Prior to entering politics, Berry was active in the union movement and a member of the Labor Party's left faction. He served in the New South Wales Fire Service from 1963 until 1972 and the Australian Capital Territory Fire Brigade from 1972 until 1989. Berry is a Graduate Member of the Institute of Fire Engineers (UK). He was a member of the Federal Firefighters Union, serving as National President between 1986 and 1989.

==Political career==
Berry was elected to the first Legislative Assembly, initially as a member in a multi-member single electorate covering the entire Australian Capital Territory (ACT) at the 1989 ACT general election and re-elected at the 1992 general election. Berry stood for the electorate of Ginninderra at the 1995 general election and was re-elected; and again at the 1998, 2001, and 2004 elections.

He was the first Minister for Community Services and Health in the Follett-led Labor government in a hung parliament. After a vote of no confidence was passed on Follett, Berry was forced to cross-benches. Surprisingly, Follett's deputy, Paul Whalan resigned from the Assembly in November 1990 and Berry became Follet's deputy. In 1991, when Follett succeeded Trevor Kaine as Chief Minister, Berry again assumed responsibilities as Minister for Health and became Deputy Chief Minister. The responsibilities of industrial relations and sport were added, and he held all three portfolios until the a ministerial reshuffle in 1994 when David Lamont replaced Berry in the ministry.

During his time in the Assembly, Berry campaigned strongly on pro-choice and abortion decriminalisation initiatives. In the early years of the Assembly, anti-abortion activism was led by Paul Osborne and Dave Rugendyke. The Assembly legislated that a 72-hour "cooling-off" period was required before a woman who requested an abortion could access one. Additionally, "information" that must be provided to women considering abortions was significantly weighted in favour of the decision to continue with a pregnancy instead of having an abortion. Berry eventually successfully lobbied for abortion to be decriminalised in 2002.
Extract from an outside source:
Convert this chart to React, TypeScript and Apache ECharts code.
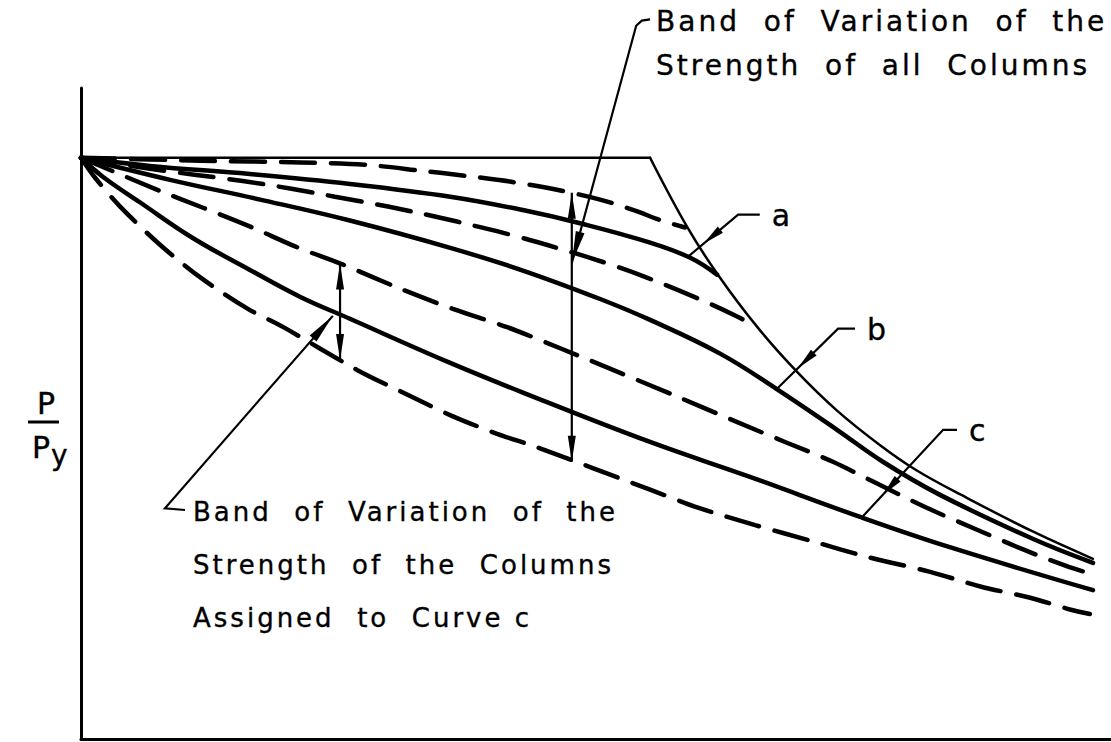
import React, { useEffect, useRef } from "react";
import * as echarts from "echarts";

type Pt = [number, number];

// Nondimensional slenderness (x) against P/Py (y)
const X_MAX = 2.0;
const Y_MAX = 1.12;

// Thin envelope: yield plateau, then the elastic buckling branch
const envelopePlateau: Pt[] = [[0, 1.0], [1.105, 1.0]];
const envelopeElastic: Pt[] = [
  [1.105, 1.0], [1.177, 0.881], [1.235, 0.801], [1.313, 0.709], [1.39, 0.632],
  [1.468, 0.565], [1.551, 0.506], [1.623, 0.462], [1.72, 0.415], [1.848, 0.357],
  [1.965, 0.31],
];

// Column strength curves a, b, c
const curveA: Pt[] = [
  [0, 1.0], [0.134, 0.986], [0.328, 0.972], [0.522, 0.955], [0.717, 0.933],
  [0.858, 0.91], [0.975, 0.886], [1.105, 0.854], [1.183, 0.828], [1.235, 0.799],
];
const curveB: Pt[] = [
  [0, 1.0], [0.173, 0.962], [0.348, 0.928], [0.522, 0.892], [0.717, 0.845],
  [0.858, 0.806], [1.008, 0.757], [1.105, 0.721], [1.241, 0.663], [1.351, 0.602],
  [1.468, 0.532], [1.557, 0.477], [1.668, 0.42], [1.849, 0.344], [1.965, 0.303],
];
const curveC: Pt[] = [
  [0, 1.0], [0.043, 0.967], [0.115, 0.923], [0.217, 0.862], [0.328, 0.807],
  [0.425, 0.761], [0.522, 0.723], [0.717, 0.647], [0.858, 0.596], [1.105, 0.511],
  [1.299, 0.451], [1.513, 0.382], [1.687, 0.33], [1.965, 0.256],
];

// Dashed band limits, top to bottom
const bandTop: Pt[] = [
  [0, 1.0], [0.233, 0.995], [0.427, 0.992], [0.551, 0.988], [0.658, 0.978],
  [0.746, 0.969], [0.833, 0.959], [0.924, 0.945], [1.008, 0.928], [1.076, 0.909],
  [1.124, 0.893], [1.173, 0.88],
];
const bandAB: Pt[] = [
  [0, 1.0], [0.134, 0.981], [0.314, 0.96], [0.406, 0.947], [0.493, 0.933],
  [0.596, 0.916], [0.687, 0.899], [0.773, 0.881], [0.849, 0.864], [0.924, 0.845],
  [1.019, 0.819], [1.095, 0.795], [1.2, 0.757], [1.276, 0.726], [1.309, 0.709],
];
const bandBC: Pt[] = [
  [0, 1.0], [0.153, 0.943], [0.237, 0.914], [0.33, 0.881], [0.417, 0.847],
  [0.509, 0.816], [0.619, 0.775], [0.722, 0.74], [0.829, 0.708], [0.934, 0.671],
  [1.041, 0.632], [1.15, 0.592], [1.264, 0.549], [1.367, 0.511], [1.46, 0.477],
  [1.54, 0.442], [1.639, 0.399], [1.74, 0.36], [1.827, 0.327], [1.918, 0.296],
  [1.955, 0.286],
];
const bandBottom: Pt[] = [
  [0, 1.0], [0.027, 0.966], [0.076, 0.916], [0.155, 0.849], [0.235, 0.792],
  [0.324, 0.74], [0.392, 0.709], [0.536, 0.635], [0.623, 0.597], [0.72, 0.556],
  [0.808, 0.525], [0.882, 0.503], [1.105, 0.429], [1.198, 0.398], [1.309, 0.368],
  [1.417, 0.341], [1.528, 0.313], [1.647, 0.288], [1.748, 0.262], [1.843, 0.243],
  [1.924, 0.222], [1.959, 0.215],
];

// Annotation geometry, in data units
const arrowAllBand: Pt[] = [[0.953, 0.94], [0.953, 0.477]];
const arrowCBand: Pt[] = [[0.503, 0.818], [0.503, 0.652]];
const leaderAll: Pt[] = [[1.105, 1.238], [1.089, 1.236], [1.078, 1.227], [0.953, 0.819]];
const leaderCBand: Pt[] = [[0.202, 0.394], [0.163, 0.397], [0.489, 0.728]];
const leaderA: Pt[] = [[1.318, 0.902], [1.276, 0.902], [1.179, 0.83]];
const leaderB: Pt[] = [[1.503, 0.706], [1.47, 0.706], [1.351, 0.602]];
const leaderCurveC: Pt[] = [[1.701, 0.532], [1.674, 0.532], [1.517, 0.382]];

const noteAll = ["Band  of  Variation  of  the", "Strength  of  all  Columns"];
const noteCBand = ["Band  of  Variation  of  the", "Strength  of  the  Columns", "Assigned  to  Curve c"];
const curveNames = ["a", "b", "c"];

const FONT_FAMILY = "'DejaVu Sans', sans-serif";
const INK = "#000";

function curve(name: string, data: Pt[], dashed: boolean, width: number, smooth = 0.3) {
  return {
    name,
    type: "line",
    data,
    smooth,
    symbol: "none",
    showSymbol: false,
    silent: true,
    clip: false,
    lineStyle: {
      color: INK,
      width,
      type: dashed ? [34, 16] : "solid",
      cap: "round",
    },
  };
}

function head(tip: number[], from: number[], len: number, half: number) {
  const dx = tip[0] - from[0];
  const dy = tip[1] - from[1];
  const d = Math.hypot(dx, dy) || 1;
  const ux = dx / d;
  const uy = dy / d;
  const bx = tip[0] - ux * len;
  const by = tip[1] - uy * len;
  return {
    type: "polygon",
    silent: true,
    shape: {
      points: [
        [tip[0], tip[1]],
        [bx - uy * half, by + ux * half],
        [bx + uy * half, by - ux * half],
      ],
    },
    style: { fill: INK },
  };
}

function pullBack(end: number[], prev: number[], dist: number) {
  const dx = end[0] - prev[0];
  const dy = end[1] - prev[1];
  const d = Math.hypot(dx, dy) || 1;
  return [end[0] - (dx / d) * dist, end[1] - (dy / d) * dist];
}

function text(str: string, x: number, y: number, size: number) {
  return {
    type: "text",
    silent: true,
    x,
    y,
    style: {
      text: str,
      fill: INK,
      stroke: INK,
      lineWidth: 0.35,
      fontSize: size,
      fontFamily: FONT_FAMILY,
      align: "left",
      verticalAlign: "middle",
      textAlign: "left",
      textVerticalAlign: "middle",
    },
  };
}

export default function App() {
  const ref = useRef<HTMLDivElement>(null);

  useEffect(() => {
    if (!ref.current) return;
    const chart = echarts.init(ref.current, null, { renderer: "svg" });

    chart.setOption({
      animation: false,
      backgroundColor: "#fff",
      grid: { left: 81, top: 88, right: 0, bottom: 3 },
      xAxis: {
        type: "value",
        min: 0,
        max: X_MAX,
        axisLine: { show: true, onZero: false, lineStyle: { color: INK, width: 3 } },
        axisTick: { show: false },
        axisLabel: { show: false },
        splitLine: { show: false },
      },
      yAxis: {
        type: "value",
        min: 0,
        max: Y_MAX,
        axisLine: { show: true, onZero: false, lineStyle: { color: INK, width: 3 } },
        axisTick: { show: false },
        axisLabel: { show: false },
        splitLine: { show: false },
      },
      series: [
        curve("envelope plateau", envelopePlateau, false, 2.5, 0),
        curve("envelope", envelopeElastic, false, 2.5, 0.4),
        curve("band top", bandTop, true, 4.5),
        curve("a", curveA, false, 4.5, 0.4),
        curve("band a-b", bandAB, true, 4.5, 0.4),
        curve("b", curveB, false, 4.5, 0.4),
        curve("band b-c", bandBC, true, 4.5),
        curve("c", curveC, false, 4.5, 0.4),
        curve("band bottom", bandBottom, true, 4.5),
      ],
    });

    const toPx = (p: Pt) => chart.convertToPixel({ seriesIndex: 0 }, p) as number[];
    const g: any[] = [];
    const poly = (pts: Pt[]) => {
      const pp = pts.map(toPx);
      g.push({
        type: "polyline",
        silent: true,
        shape: { points: pp },
        style: { stroke: INK, lineWidth: 2.2, fill: "none" },
      });
      return pp;
    };

    // double arrows spanning the bands
    for (const seg of [arrowAllBand, arrowCBand]) {
      const [t, b] = poly(seg);
      g.push(head(t, b, 26, 4));
      g.push(head(b, t, 26, 4));
    }

    // leaders from the notes
    {
      const pp = poly(leaderAll);
      const n = pp.length;
      g.push(head(pp[n - 1], pp[n - 2], 32, 4.5));
      const [x, y] = pp[0];
      g.push(text(noteAll[0], x + 6, y + 2, 28));
      g.push(text(noteAll[1], x + 6, y + 46, 28));
    }
    {
      const pp = poly(leaderCBand);
      const n = pp.length;
      g.push(head(pp[n - 1], pp[n - 2], 30, 4.5));
      const [x, y] = pp[0];
      noteCBand.forEach((s, i) => g.push(text(s, x + 8, y + 2 + i * 53, 26)));
    }

    // curve labels
    const leaders = [leaderA, leaderB, leaderCurveC];
    const offsets = [20, 30, 30];
    leaders.forEach((ld, i) => {
      const pp = poly(ld);
      const n = pp.length;
      const tip = pullBack(pp[n - 1], pp[n - 2], offsets[i]);
      g.push(head(tip, pp[n - 2], 22, 4));
      const [x, y] = pp[0];
      g.push(text(curveNames[i], x + 12, y + 1, 30));
    });

    // axis title P / Py
    g.push(text("P", 37, 403, 30));
    g.push({
      type: "line",
      silent: true,
      shape: { x1: 28, y1: 422, x2: 59, y2: 422 },
      style: { stroke: INK, lineWidth: 3 },
    });
    g.push(text("P", 32, 447, 30));
    g.push(text("y", 51, 455, 28));

    chart.setOption({ graphic: g });

    return () => chart.dispose();
  }, []);

  return (
    <>
      <style>{".pcurve-chart text { letter-spacing: 3px; }"}</style>
      <div
        ref={ref}
        className="pcurve-chart"
        style={{ position: "fixed", left: 0, top: 0, width: 1111, height: 742, background: "#fff" }}
      />
    </>
  );
}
He became leader of the ALP in 1997 and his leadership ended when he led the party to defeat at the 1998 election.
He and his predecessor Andrew Whitecross are the only ALP leaders who did not become Chief Ministers.

Berry went on to serve as Speaker of the Legislative Assembly between 2001 and 2008. As Speaker, in 2006, he met with the Australian Governor-General, Major General Michael Jeffery and urged him not to disallow the ACT's civil union legislation. Berry asked that the Commonwealth suggest amendments that the ACT Legislative Assembly could make so that the law was acceptable to the Federal Government. The Governor-General passed the request to the Commonwealth Government. Two hours later, the Commonwealth Attorney-General Philip Ruddock and Minister for Territories Jim Lloyd arrived at Government House and together with the Governor-General moved to disallow the ACT laws permitting civil unions.

Berry retired from politics at the 2008 election.
His daughter Yvette was elected to the ACT Legislative Assembly at the 2012 election and in 2016 she became Deputy Chief Minister, a position that Wayne himself held between 1991 and 1994.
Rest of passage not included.